WRITTEN TASK:
Skip the pictures and extract all of the lines exactly as written.
--
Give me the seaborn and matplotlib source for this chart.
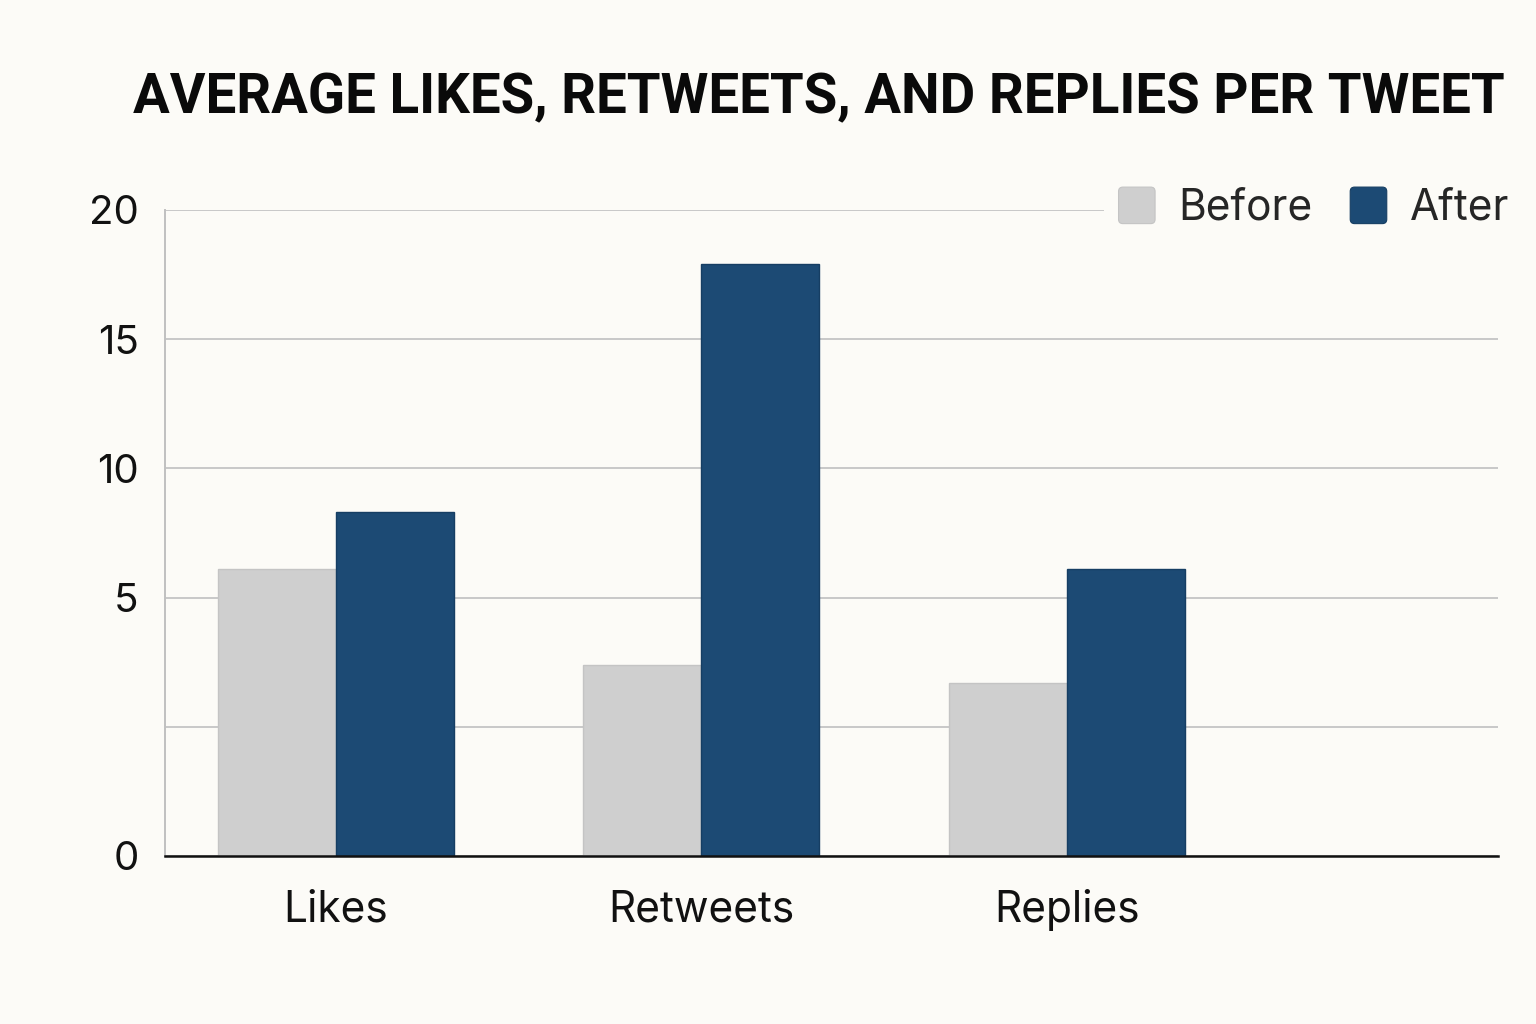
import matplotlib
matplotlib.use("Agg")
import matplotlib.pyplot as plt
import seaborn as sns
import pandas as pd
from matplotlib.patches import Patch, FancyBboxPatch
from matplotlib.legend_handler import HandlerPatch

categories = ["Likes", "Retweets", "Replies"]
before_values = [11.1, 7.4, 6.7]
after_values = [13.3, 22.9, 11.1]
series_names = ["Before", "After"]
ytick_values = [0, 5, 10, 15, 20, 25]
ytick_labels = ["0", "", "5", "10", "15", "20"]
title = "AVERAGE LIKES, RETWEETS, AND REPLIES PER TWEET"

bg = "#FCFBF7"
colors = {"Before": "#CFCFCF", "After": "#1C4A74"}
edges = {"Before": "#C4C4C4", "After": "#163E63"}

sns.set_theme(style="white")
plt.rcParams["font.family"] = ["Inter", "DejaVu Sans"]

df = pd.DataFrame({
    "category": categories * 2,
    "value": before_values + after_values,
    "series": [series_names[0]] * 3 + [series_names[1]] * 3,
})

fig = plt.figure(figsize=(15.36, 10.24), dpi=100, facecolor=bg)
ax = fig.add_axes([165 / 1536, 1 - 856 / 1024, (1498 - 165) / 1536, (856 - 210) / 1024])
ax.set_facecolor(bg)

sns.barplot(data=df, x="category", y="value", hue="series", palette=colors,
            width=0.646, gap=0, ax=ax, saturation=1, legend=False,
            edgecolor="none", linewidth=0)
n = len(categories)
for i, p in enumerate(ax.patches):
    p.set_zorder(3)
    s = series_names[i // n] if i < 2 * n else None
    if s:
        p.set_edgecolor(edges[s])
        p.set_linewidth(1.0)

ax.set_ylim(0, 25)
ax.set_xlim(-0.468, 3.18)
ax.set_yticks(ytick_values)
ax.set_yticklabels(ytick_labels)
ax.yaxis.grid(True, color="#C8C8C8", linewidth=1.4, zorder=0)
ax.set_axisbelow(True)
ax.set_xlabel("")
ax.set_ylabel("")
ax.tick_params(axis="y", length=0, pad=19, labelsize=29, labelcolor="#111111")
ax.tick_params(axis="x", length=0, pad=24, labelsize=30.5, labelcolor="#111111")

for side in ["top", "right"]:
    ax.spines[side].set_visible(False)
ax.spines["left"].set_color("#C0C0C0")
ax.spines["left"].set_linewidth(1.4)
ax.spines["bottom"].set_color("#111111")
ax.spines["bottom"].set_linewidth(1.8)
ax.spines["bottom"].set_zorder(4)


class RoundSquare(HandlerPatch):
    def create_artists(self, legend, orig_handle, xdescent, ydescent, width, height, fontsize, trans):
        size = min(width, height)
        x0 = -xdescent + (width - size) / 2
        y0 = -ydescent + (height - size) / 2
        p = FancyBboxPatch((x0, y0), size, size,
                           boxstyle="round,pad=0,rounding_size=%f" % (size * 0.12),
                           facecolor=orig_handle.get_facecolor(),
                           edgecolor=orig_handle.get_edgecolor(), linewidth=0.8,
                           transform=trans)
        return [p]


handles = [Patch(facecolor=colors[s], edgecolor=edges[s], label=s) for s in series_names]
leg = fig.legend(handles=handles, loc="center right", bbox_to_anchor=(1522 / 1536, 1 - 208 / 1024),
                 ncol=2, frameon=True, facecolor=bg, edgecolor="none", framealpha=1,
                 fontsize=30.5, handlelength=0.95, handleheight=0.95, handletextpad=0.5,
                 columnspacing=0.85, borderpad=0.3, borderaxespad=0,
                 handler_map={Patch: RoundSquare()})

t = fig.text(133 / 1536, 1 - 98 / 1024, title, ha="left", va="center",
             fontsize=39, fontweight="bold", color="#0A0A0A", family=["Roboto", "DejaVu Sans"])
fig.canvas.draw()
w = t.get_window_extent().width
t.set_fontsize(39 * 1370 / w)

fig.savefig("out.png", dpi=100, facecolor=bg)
--
EXERCISE RESULT:
Give me the seaborn and matplotlib source for this chart.
import matplotlib
matplotlib.use("Agg")
import matplotlib.pyplot as plt
import seaborn as sns
import pandas as pd
from matplotlib.patches import Patch, FancyBboxPatch
from matplotlib.legend_handler import HandlerPatch

categories = ["Likes", "Retweets", "Replies"]
before_values = [11.1, 7.4, 6.7]
after_values = [13.3, 22.9, 11.1]
series_names = ["Before", "After"]
ytick_values = [0, 5, 10, 15, 20, 25]
ytick_labels = ["0", "", "5", "10", "15", "20"]
title = "AVERAGE LIKES, RETWEETS, AND REPLIES PER TWEET"

bg = "#FCFBF7"
colors = {"Before": "#CFCFCF", "After": "#1C4A74"}
edges = {"Before": "#C4C4C4", "After": "#163E63"}

sns.set_theme(style="white")
plt.rcParams["font.family"] = ["Inter", "DejaVu Sans"]

df = pd.DataFrame({
    "category": categories * 2,
    "value": before_values + after_values,
    "series": [series_names[0]] * 3 + [series_names[1]] * 3,
})

fig = plt.figure(figsize=(15.36, 10.24), dpi=100, facecolor=bg)
ax = fig.add_axes([165 / 1536, 1 - 856 / 1024, (1498 - 165) / 1536, (856 - 210) / 1024])
ax.set_facecolor(bg)

sns.barplot(data=df, x="category", y="value", hue="series", palette=colors,
            width=0.646, gap=0, ax=ax, saturation=1, legend=False,
            edgecolor="none", linewidth=0)
n = len(categories)
for i, p in enumerate(ax.patches):
    p.set_zorder(3)
    s = series_names[i // n] if i < 2 * n else None
    if s:
        p.set_edgecolor(edges[s])
        p.set_linewidth(1.0)

ax.set_ylim(0, 25)
ax.set_xlim(-0.468, 3.18)
ax.set_yticks(ytick_values)
ax.set_yticklabels(ytick_labels)
ax.yaxis.grid(True, color="#C8C8C8", linewidth=1.4, zorder=0)
ax.set_axisbelow(True)
ax.set_xlabel("")
ax.set_ylabel("")
ax.tick_params(axis="y", length=0, pad=19, labelsize=29, labelcolor="#111111")
ax.tick_params(axis="x", length=0, pad=24, labelsize=30.5, labelcolor="#111111")

for side in ["top", "right"]:
    ax.spines[side].set_visible(False)
ax.spines["left"].set_color("#C0C0C0")
ax.spines["left"].set_linewidth(1.4)
ax.spines["bottom"].set_color("#111111")
ax.spines["bottom"].set_linewidth(1.8)
ax.spines["bottom"].set_zorder(4)


class RoundSquare(HandlerPatch):
    def create_artists(self, legend, orig_handle, xdescent, ydescent, width, height, fontsize, trans):
        size = min(width, height)
        x0 = -xdescent + (width - size) / 2
        y0 = -ydescent + (height - size) / 2
        p = FancyBboxPatch((x0, y0), size, size,
                           boxstyle="round,pad=0,rounding_size=%f" % (size * 0.12),
                           facecolor=orig_handle.get_facecolor(),
                           edgecolor=orig_handle.get_edgecolor(), linewidth=0.8,
                           transform=trans)
        return [p]


handles = [Patch(facecolor=colors[s], edgecolor=edges[s], label=s) for s in series_names]
leg = fig.legend(handles=handles, loc="center right", bbox_to_anchor=(1522 / 1536, 1 - 208 / 1024),
                 ncol=2, frameon=True, facecolor=bg, edgecolor="none", framealpha=1,
                 fontsize=30.5, handlelength=0.95, handleheight=0.95, handletextpad=0.5,
                 columnspacing=0.85, borderpad=0.3, borderaxespad=0,
                 handler_map={Patch: RoundSquare()})

t = fig.text(133 / 1536, 1 - 98 / 1024, title, ha="left", va="center",
             fontsize=39, fontweight="bold", color="#0A0A0A", family=["Roboto", "DejaVu Sans"])
fig.canvas.draw()
w = t.get_window_extent().width
t.set_fontsize(39 * 1370 / w)

fig.savefig("out.png", dpi=100, facecolor=bg)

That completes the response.